When the pandemic rolled out across the world in early 2020, a lot of nursing communities turned to telemedicine. A new report shares just how much those communities leaned on telehealth services at the height of the pandemic, as well as before it and as restrictions were lifted.

A study that appeared in JAMA Network Open on Aug. 18 looked at more than 4.4 million residents at 15,434 skilled nursing facilities in the US. Telemedicine visits, or seeing a doctor virtually, rose from 0.15% before the pandemic to 15% for routine visits in early 2020. (Routine visits are regularly required when a person is staying in a long-term care community.) Overall, 37% of residents at long-term care communities used telehealth to see healthcare professionals outside of the community that year. By the middle of 2021, the use of telehealth declined to 2% for routine visits and 10% of outpatient visits. 

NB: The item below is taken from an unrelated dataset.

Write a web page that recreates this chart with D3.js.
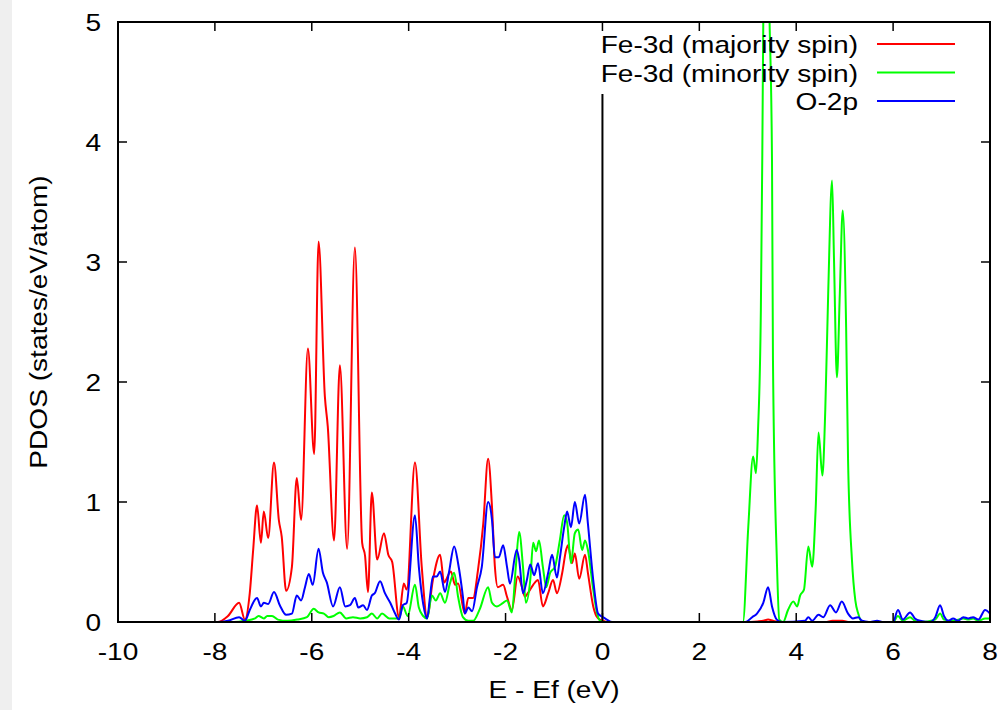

The percentage of skilled nursing facilities using telemedicine visits each year decreased from 91% in 2020 to 61% in 2022. Rural settings used telemedicine more. Using telemedicine was linked to better access to psychiatry visits.

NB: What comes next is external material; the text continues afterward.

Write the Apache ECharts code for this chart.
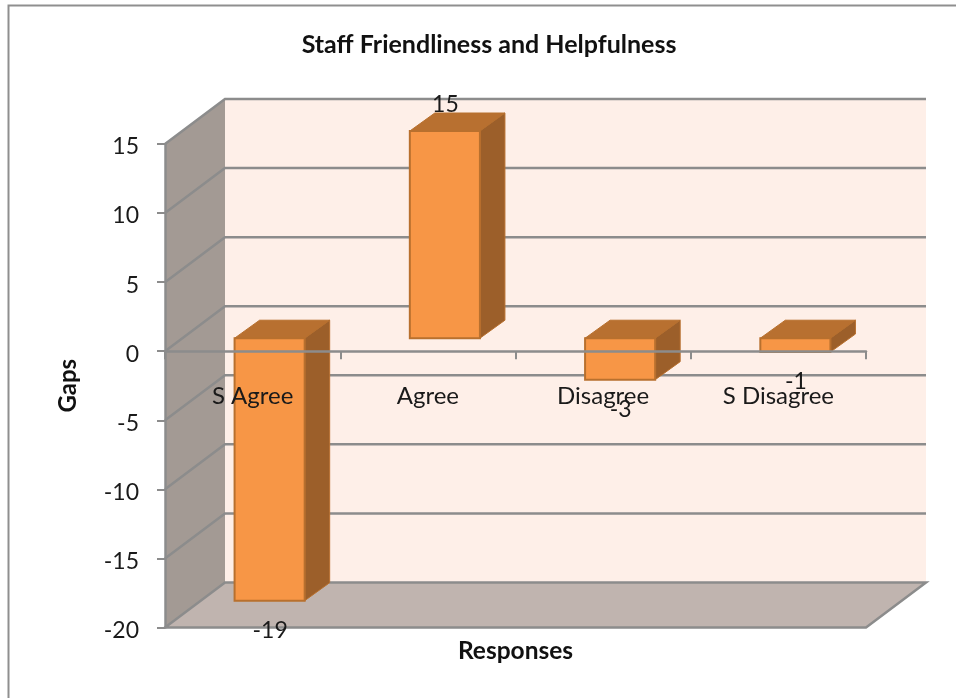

“Telemedicine was rapidly adopted in early 2020 but subsequently stabilized at a low use rate that was nonetheless higher than before 2020,” the authors wrote.

“Although the overall trend of telemedicine use was similar for short- and long-term care residents, the proportion of telemedicine visits was slightly higher for long-term care residents,” they added.

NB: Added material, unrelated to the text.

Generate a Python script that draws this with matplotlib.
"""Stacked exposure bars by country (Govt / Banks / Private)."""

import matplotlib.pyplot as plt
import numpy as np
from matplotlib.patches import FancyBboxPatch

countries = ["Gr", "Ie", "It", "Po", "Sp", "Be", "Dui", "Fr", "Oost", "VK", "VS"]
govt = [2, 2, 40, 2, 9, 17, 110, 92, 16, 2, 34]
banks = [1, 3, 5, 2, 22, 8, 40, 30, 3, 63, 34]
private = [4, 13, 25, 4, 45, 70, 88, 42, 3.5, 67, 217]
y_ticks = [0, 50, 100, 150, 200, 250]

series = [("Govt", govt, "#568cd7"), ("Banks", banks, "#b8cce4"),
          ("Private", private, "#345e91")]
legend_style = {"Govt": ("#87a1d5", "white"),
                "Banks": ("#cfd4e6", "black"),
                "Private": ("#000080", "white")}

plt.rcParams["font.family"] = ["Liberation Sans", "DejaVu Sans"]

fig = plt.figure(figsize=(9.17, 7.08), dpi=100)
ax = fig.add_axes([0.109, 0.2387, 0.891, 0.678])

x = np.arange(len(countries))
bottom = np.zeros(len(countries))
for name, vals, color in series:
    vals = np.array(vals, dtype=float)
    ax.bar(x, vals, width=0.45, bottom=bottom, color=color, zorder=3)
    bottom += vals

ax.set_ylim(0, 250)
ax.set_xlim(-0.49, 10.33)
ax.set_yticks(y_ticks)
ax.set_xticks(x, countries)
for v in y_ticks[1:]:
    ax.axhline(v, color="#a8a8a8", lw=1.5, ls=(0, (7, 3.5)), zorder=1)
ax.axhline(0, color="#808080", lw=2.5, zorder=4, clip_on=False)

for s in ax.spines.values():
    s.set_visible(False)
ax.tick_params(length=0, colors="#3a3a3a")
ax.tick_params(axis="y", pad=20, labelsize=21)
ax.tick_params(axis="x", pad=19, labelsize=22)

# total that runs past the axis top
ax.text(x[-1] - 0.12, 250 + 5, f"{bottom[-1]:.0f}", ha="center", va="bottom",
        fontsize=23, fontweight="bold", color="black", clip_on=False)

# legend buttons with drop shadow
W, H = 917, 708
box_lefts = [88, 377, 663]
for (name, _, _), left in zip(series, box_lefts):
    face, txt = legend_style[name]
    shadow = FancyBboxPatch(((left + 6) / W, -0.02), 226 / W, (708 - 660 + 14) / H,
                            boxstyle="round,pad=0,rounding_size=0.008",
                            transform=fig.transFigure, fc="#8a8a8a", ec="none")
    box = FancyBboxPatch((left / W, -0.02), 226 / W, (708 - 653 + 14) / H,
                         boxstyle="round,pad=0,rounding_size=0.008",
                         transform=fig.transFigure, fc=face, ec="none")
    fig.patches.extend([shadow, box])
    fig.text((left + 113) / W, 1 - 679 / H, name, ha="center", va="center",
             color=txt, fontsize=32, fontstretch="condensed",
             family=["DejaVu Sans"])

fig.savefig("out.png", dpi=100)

To gauge the shifts in formats of care used as a result of the COVID-19 pandemic, the researchers used data from Medicare reports spanning 2018 to 2022. People who didn’t have full coverage with traditional Medicare Part A or Part B at any point during their stay at the long-term care community weren’t included.

Telemedicine use grew, but so did the areas using it. For example, just three Midwestern states used telemedicine for more than 1% of routine visits in 2019. In 2020, all states used telemedicine for more than 1% of the visits, and 20 states used the technology for more than 10% of routine visits. By the first half of 2022, there was only one state that turned to telehealth for more than 10% of routine visits, and eight states went back to using it for less than 1% of routine visits.